Estado de autoritarismo
La querencia de Pedro Sánchez hacia formas arbitrarias y autoritarias de entender el ejercicio del poder ha convertido su desempeño en una apuesta por la ilegalidad rutinaria
El Gobierno de cualquier otro país europeo es probable que hubiera caído tras los sucesivos revolcones propinados por su Tribunal Constitucional. El que preside Pedro Sánchez no sólo se mantiene intacto, sino que apenas se ha inmutado.
El sanchismo acredita una abrumadora capacidad de resiliencia facial de descaro e impudor a prueba de hormigón. Paradigma de esa actitud desahogada la representa como nadie el presidente del CIS, José Félix Tezanos, cuya jeta de cemento armado le permite asegurar en el Congreso, sin pestañear, que sus encuestas son las más fiables, que no están manipuladas ni sesgadas en favor del PSOE y que el PP las critica porque no gana. La osadía de Tezanos es muy coherente con las actuaciones del presidente al que sirve y del Gobierno al que respalda. Un Gobierno Frankenstein que no se pone de acuerdo ni consigo mismo, como señalan los desencuentros habituales, en fondo y forma, de las vicepresidentas Díaz y Calviño por el salario mínimo o por la reforma laboral. Y si no se ponen de acuerdo entre ellos, ¿cómo pedirles que pacten con la oposición o acepten con autocrítica las reprobaciones de nuestro máximo tribunal de garantías?

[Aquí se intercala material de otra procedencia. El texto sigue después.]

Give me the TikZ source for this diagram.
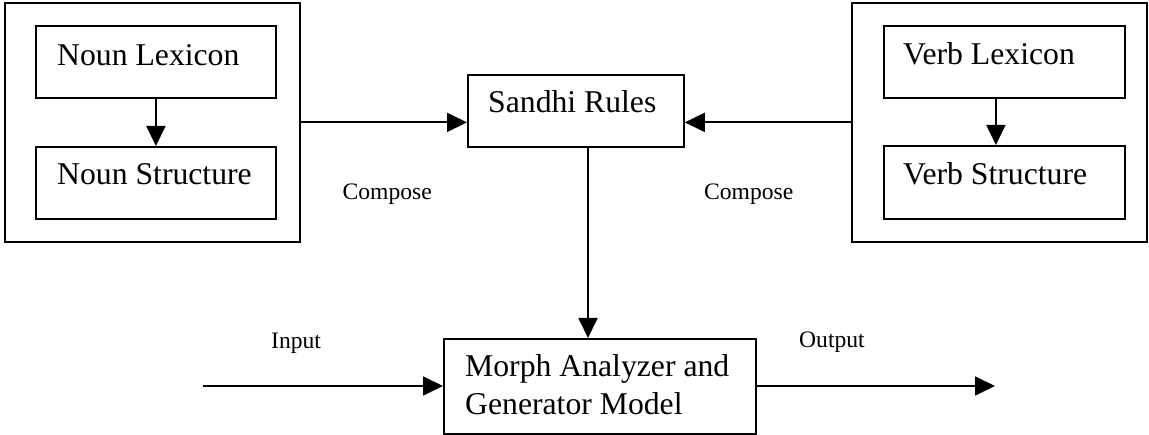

Mediante tres sentencias de inconstitucionalidad, dos al Ejecutivo y una contra la presidenta del Congreso por el cerrojazo a la cámara baja en sintonía con la estrategia e intereses del Gobierno, el Tribunal Constitucional ha dinamitado la improvisada arquitectura jurídica que Sánchez levantó para hacer frente a la peor crisis sanitaria de nuestra historia. El alto tribunal le censura por decretar un estado de alarma en vez del de excepción para poder encerrarnos y restringir nuestros movimientos, y por silenciar a la oposición en el Congreso impidiendo su derecho constitucional de control al Ejecutivo. A esas dos reprobaciones jurídicas graves, el Tribunal Constitucional añade la ilegalidad que supuso que Sánchez se desentendiera de la pandemia y le pasara la patata caliente a los Gobiernos autonómicos. El eufemismo que Sánchez acuñó como la cogobernanza fue en realidad una dejación de sus funciones al legar a las autonomías la toma de decisiones y la responsabilidad sobre las restricciones que, en algunos casos, tumbaron los tribunales superiores. El ausente Sánchez reapareció más tarde para ponerse la medalla de la vacunación e intentar arrebatársela a los Gobiernos autonómicos que con eficacia y competencia consiguieron vacunar masivamente a sus ciudadanos.
Las sentencias reprobatorias no sólo rechazan las medidas jurídicas que el Gobierno aprobó para afrontar la pandemia, sino que además nos revelan una forma de gobernar cesarista y autoritaria impropia de quien supuestamente venía a regenerar el sistema democrático desde el Ejecutivo. La querencia de Pedro Sánchez hacia formas arbitrarias y autoritarias de entender el ejercicio del poder, que conculca gravemente los derechos y libertades de los ciudadanos, ha convertido su desempeño en una apuesta por la ilegalidad rutinaria. Y el problema es que no parece que los reveses del Tribunal Constitucional vayan a influir en su actitud presente y futura, por más que supongan una enmienda a la totalidad de la gestión que hizo de la COVID.